*Prompt*
Both the line containing "Write the matplotlib code for this chart." and the line containing "ax.grid(axis='x', color=grid_c, linewidth=1.5, zorder=0)" are part of the range to copy, along with every line between them. Copy it exactly and leave out the pictures.
Start of Data provided
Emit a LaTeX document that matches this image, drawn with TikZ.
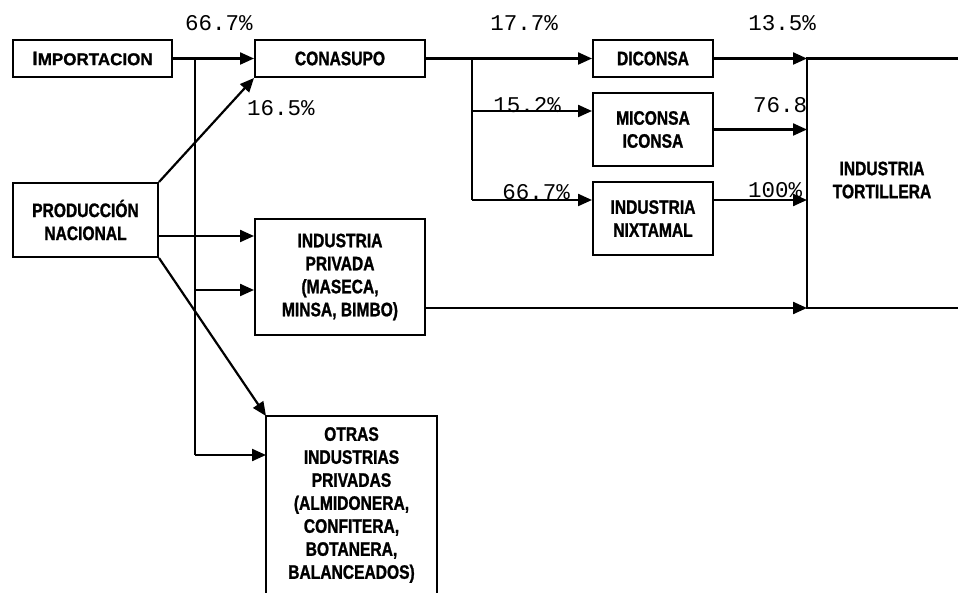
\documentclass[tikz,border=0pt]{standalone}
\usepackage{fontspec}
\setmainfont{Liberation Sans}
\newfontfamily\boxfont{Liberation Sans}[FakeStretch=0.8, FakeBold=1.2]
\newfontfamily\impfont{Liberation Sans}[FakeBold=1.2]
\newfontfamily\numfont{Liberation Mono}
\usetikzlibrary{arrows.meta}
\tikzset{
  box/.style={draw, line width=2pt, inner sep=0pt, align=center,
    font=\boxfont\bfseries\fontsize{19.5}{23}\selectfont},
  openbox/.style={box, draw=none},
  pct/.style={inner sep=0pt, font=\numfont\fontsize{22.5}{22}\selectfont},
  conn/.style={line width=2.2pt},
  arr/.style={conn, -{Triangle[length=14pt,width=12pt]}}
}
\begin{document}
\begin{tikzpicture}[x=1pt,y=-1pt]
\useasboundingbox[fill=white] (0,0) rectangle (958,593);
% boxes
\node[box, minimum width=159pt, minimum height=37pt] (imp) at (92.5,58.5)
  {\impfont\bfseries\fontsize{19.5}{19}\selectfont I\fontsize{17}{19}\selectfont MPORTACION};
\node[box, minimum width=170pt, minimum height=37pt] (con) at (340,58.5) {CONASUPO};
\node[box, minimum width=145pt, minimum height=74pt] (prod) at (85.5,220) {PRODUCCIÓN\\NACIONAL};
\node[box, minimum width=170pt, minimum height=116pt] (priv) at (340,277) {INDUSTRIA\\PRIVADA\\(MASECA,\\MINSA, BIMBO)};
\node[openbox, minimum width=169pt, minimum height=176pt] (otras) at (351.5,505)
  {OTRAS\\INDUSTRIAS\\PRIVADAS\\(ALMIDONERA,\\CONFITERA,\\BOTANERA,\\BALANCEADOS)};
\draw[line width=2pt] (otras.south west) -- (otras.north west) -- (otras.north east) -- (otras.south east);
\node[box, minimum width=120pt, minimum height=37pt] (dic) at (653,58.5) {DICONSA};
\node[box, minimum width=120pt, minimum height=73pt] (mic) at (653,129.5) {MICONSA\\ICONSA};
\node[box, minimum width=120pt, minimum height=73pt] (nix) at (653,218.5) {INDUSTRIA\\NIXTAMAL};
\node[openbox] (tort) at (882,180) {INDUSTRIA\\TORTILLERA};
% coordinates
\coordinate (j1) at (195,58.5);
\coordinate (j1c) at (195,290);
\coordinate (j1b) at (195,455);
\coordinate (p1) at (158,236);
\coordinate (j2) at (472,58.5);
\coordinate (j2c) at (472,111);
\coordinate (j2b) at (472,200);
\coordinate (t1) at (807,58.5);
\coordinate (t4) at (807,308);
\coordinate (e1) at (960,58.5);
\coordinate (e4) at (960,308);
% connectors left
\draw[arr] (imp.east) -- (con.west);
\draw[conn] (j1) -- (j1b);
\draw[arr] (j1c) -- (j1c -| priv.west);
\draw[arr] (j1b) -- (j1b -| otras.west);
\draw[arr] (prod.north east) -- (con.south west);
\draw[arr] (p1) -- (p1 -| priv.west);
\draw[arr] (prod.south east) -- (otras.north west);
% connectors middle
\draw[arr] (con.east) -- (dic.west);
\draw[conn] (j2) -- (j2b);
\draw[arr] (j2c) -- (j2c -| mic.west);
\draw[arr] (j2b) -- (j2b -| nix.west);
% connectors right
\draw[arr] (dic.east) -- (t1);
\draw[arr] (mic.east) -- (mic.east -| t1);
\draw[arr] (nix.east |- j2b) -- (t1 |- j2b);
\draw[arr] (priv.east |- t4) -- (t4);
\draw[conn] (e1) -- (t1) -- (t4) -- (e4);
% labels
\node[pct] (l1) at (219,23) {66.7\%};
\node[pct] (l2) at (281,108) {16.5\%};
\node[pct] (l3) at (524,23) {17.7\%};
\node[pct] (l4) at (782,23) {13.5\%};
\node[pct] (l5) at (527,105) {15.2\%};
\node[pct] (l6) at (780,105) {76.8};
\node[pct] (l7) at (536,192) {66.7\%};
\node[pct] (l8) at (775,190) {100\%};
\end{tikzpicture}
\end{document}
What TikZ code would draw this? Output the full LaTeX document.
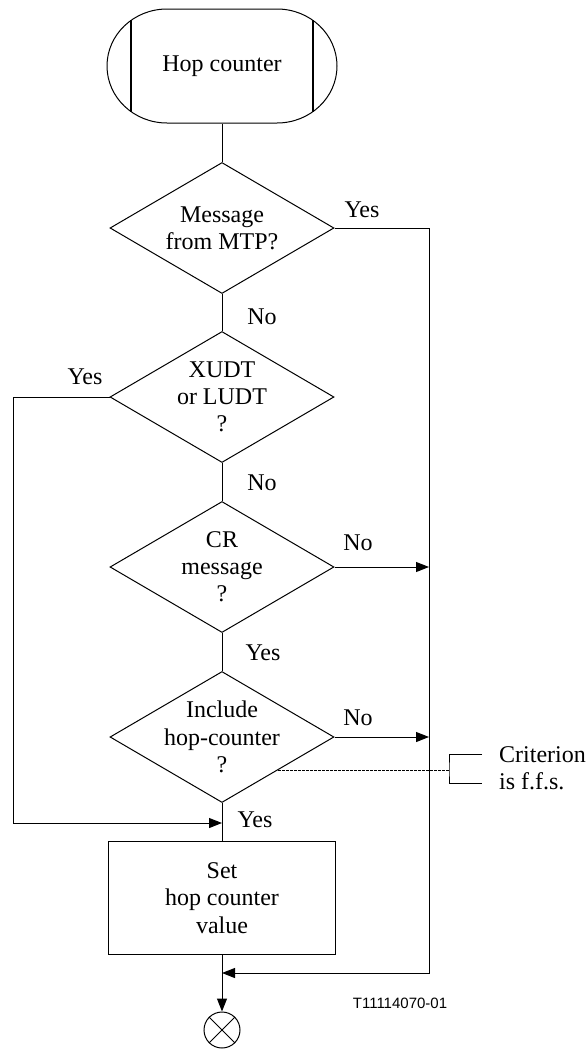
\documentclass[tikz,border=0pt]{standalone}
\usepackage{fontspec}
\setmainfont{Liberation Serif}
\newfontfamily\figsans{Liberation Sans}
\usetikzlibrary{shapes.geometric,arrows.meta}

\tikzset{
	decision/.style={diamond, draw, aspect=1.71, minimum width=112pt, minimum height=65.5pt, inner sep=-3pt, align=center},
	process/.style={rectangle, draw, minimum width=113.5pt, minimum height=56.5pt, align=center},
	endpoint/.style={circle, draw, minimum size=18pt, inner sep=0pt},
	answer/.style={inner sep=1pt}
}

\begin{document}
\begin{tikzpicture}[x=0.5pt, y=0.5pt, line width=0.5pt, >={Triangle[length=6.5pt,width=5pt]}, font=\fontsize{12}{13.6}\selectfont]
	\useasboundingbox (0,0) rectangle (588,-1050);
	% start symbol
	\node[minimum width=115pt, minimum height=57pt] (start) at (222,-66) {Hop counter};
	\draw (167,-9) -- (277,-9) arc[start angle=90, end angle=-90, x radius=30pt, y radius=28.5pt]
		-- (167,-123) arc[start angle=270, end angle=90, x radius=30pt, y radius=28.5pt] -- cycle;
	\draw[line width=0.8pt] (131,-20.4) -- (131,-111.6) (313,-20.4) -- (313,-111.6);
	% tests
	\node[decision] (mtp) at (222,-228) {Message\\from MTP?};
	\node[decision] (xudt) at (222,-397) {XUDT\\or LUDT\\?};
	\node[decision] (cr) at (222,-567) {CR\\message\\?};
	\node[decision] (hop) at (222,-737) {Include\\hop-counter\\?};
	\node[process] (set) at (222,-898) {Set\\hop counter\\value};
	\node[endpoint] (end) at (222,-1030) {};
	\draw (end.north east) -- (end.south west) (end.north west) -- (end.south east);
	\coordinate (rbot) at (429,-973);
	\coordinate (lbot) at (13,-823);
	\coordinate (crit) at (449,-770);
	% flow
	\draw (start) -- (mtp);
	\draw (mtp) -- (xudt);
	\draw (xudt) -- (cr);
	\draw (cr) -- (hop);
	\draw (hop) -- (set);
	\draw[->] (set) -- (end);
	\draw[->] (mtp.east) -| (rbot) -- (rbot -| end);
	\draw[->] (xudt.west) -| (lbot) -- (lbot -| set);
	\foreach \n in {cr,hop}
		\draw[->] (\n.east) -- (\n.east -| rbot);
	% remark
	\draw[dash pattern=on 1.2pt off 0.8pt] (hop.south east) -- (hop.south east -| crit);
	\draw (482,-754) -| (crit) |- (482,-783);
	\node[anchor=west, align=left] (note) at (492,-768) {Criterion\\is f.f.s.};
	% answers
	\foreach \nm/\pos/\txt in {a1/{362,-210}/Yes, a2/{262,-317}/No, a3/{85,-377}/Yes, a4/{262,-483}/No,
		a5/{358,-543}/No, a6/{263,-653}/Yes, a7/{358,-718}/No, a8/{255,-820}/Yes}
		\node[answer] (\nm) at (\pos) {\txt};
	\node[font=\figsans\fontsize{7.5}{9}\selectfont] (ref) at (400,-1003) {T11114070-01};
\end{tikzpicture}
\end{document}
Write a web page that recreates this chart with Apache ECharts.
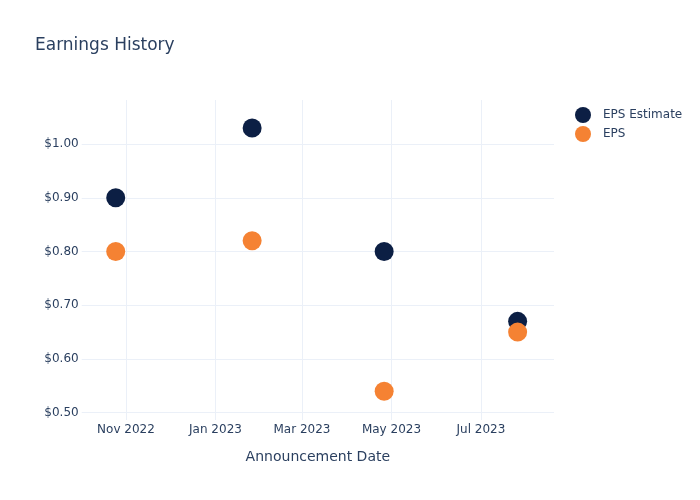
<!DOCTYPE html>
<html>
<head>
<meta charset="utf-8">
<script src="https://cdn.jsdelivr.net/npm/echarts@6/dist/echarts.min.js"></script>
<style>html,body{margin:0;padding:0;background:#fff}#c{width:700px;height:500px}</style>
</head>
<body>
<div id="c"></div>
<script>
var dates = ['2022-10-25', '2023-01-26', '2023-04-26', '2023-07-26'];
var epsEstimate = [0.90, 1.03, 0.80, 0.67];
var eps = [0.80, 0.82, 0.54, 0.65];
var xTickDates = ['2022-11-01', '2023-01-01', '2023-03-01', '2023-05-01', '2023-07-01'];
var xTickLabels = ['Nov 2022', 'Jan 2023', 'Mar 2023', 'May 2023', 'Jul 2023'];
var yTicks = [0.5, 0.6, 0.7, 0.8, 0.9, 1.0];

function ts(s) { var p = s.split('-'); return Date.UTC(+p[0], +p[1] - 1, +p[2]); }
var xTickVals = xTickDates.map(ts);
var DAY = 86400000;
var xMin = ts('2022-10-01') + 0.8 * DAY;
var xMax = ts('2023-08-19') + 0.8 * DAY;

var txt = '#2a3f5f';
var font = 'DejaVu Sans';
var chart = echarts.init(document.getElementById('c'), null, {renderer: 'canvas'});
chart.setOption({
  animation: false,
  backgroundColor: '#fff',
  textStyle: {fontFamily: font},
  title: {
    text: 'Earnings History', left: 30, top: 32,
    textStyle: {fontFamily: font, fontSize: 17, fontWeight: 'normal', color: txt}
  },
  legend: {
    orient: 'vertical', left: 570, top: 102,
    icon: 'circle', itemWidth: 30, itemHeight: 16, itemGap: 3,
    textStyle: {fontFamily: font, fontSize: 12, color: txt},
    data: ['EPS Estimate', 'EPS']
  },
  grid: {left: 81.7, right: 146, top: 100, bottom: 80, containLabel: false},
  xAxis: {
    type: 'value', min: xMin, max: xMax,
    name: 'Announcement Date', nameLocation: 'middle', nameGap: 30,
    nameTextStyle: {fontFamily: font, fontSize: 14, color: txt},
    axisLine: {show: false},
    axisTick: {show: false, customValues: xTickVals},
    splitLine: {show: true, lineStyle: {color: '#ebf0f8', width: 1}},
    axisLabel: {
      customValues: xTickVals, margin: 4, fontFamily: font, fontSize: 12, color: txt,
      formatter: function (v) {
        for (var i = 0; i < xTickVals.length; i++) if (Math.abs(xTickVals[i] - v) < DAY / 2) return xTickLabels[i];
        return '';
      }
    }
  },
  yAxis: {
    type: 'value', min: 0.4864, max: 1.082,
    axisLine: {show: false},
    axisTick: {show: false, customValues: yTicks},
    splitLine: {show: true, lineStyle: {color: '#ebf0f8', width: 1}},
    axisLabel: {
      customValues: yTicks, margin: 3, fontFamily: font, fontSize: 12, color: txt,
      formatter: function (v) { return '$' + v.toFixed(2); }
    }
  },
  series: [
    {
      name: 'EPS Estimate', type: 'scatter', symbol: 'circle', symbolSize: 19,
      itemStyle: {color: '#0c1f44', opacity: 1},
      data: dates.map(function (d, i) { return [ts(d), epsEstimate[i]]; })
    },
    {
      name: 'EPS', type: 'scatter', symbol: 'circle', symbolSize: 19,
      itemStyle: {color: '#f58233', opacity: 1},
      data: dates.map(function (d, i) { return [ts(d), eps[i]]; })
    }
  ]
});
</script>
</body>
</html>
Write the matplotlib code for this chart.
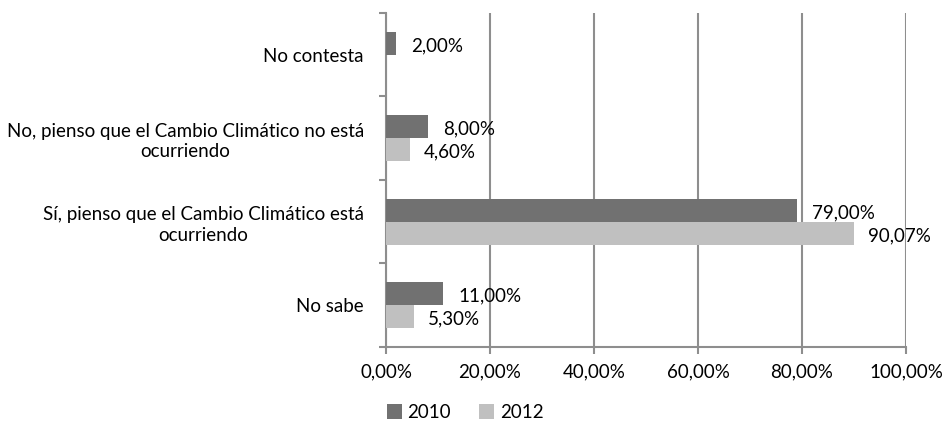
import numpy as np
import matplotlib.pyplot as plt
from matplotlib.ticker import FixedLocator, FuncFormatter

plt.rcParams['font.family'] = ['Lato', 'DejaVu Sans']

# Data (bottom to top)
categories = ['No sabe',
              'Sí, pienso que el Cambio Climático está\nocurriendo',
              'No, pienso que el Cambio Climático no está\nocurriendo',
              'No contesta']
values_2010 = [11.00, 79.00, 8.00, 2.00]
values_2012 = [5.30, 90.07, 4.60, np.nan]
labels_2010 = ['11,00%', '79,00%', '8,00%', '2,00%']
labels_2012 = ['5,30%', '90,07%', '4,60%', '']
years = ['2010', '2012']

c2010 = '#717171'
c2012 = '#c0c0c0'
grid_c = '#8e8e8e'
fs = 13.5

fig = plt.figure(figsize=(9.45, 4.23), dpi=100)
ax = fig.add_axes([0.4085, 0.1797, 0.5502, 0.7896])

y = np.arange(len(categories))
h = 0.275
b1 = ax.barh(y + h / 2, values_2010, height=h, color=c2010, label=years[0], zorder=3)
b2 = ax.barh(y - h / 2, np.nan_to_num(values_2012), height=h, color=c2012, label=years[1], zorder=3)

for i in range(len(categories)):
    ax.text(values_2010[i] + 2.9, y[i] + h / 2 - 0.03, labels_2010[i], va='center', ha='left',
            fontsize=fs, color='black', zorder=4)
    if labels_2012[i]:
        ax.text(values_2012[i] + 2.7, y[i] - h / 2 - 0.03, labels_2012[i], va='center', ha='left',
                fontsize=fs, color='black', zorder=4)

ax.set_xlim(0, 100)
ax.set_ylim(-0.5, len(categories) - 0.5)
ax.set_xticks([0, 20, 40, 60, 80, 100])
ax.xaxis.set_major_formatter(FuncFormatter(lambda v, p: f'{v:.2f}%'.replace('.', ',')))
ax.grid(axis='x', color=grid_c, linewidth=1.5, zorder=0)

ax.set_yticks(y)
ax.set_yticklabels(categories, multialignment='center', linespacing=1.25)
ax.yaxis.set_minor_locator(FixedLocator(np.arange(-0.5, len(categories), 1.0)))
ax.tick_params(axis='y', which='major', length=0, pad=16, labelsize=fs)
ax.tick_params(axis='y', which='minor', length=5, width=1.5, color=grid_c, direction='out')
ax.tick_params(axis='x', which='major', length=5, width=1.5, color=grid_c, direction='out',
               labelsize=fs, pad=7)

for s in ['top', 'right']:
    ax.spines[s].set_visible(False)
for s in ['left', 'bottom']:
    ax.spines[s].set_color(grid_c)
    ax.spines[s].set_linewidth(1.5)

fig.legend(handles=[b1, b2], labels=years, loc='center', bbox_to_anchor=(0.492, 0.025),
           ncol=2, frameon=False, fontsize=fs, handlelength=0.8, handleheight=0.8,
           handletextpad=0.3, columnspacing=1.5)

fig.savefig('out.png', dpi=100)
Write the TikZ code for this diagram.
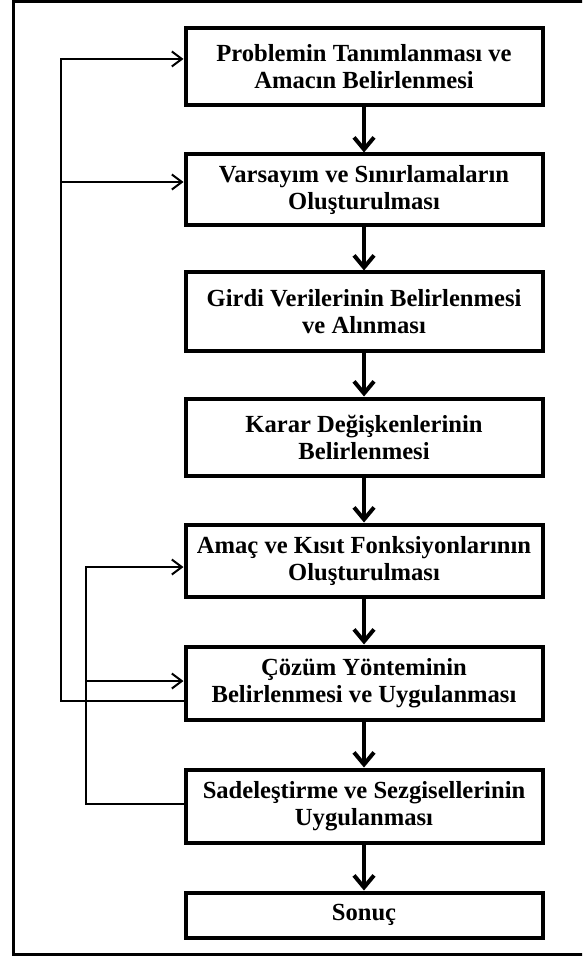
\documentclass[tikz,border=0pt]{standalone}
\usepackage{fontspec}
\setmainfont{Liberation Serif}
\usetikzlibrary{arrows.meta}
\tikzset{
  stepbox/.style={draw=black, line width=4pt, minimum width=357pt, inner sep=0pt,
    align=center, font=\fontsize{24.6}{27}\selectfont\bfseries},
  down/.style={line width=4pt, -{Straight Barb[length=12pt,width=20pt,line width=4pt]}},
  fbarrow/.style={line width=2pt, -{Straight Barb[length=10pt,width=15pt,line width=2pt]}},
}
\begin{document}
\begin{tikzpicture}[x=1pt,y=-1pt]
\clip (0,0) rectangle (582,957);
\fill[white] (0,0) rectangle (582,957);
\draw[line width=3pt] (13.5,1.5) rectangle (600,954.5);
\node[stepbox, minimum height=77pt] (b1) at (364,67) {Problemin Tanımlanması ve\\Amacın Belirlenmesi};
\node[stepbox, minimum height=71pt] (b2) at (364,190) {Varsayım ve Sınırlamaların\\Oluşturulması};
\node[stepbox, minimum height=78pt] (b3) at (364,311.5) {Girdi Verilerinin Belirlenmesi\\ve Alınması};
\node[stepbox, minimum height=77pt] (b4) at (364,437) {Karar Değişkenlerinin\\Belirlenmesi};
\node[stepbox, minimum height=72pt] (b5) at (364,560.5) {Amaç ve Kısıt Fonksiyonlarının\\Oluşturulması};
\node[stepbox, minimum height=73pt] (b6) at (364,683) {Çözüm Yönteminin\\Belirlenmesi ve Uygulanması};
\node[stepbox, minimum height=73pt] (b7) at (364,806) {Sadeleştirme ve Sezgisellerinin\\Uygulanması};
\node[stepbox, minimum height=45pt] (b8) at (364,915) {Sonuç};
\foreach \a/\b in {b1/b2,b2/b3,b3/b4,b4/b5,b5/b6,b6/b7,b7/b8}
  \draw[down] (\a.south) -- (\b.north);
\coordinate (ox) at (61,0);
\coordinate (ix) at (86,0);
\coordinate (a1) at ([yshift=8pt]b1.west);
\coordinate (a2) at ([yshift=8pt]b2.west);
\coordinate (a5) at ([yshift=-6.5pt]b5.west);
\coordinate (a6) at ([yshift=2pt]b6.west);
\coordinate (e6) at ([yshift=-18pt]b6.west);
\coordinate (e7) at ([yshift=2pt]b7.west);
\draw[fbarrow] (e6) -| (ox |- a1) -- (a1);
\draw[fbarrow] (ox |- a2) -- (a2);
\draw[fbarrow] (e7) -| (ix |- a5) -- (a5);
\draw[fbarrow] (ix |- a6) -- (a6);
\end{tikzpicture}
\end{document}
End of Data provided
*Task response*
Write the matplotlib code for this chart.
import numpy as np
import matplotlib.pyplot as plt
from matplotlib.ticker import FixedLocator, FuncFormatter

plt.rcParams['font.family'] = ['Lato', 'DejaVu Sans']

# Data (bottom to top)
categories = ['No sabe',
              'Sí, pienso que el Cambio Climático está\nocurriendo',
              'No, pienso que el Cambio Climático no está\nocurriendo',
              'No contesta']
values_2010 = [11.00, 79.00, 8.00, 2.00]
values_2012 = [5.30, 90.07, 4.60, np.nan]
labels_2010 = ['11,00%', '79,00%', '8,00%', '2,00%']
labels_2012 = ['5,30%', '90,07%', '4,60%', '']
years = ['2010', '2012']

c2010 = '#717171'
c2012 = '#c0c0c0'
grid_c = '#8e8e8e'
fs = 13.5

fig = plt.figure(figsize=(9.45, 4.23), dpi=100)
ax = fig.add_axes([0.4085, 0.1797, 0.5502, 0.7896])

y = np.arange(len(categories))
h = 0.275
b1 = ax.barh(y + h / 2, values_2010, height=h, color=c2010, label=years[0], zorder=3)
b2 = ax.barh(y - h / 2, np.nan_to_num(values_2012), height=h, color=c2012, label=years[1], zorder=3)

for i in range(len(categories)):
    ax.text(values_2010[i] + 2.9, y[i] + h / 2 - 0.03, labels_2010[i], va='center', ha='left',
            fontsize=fs, color='black', zorder=4)
    if labels_2012[i]:
        ax.text(values_2012[i] + 2.7, y[i] - h / 2 - 0.03, labels_2012[i], va='center', ha='left',
                fontsize=fs, color='black', zorder=4)

ax.set_xlim(0, 100)
ax.set_ylim(-0.5, len(categories) - 0.5)
ax.set_xticks([0, 20, 40, 60, 80, 100])
ax.xaxis.set_major_formatter(FuncFormatter(lambda v, p: f'{v:.2f}%'.replace('.', ',')))
ax.grid(axis='x', color=grid_c, linewidth=1.5, zorder=0)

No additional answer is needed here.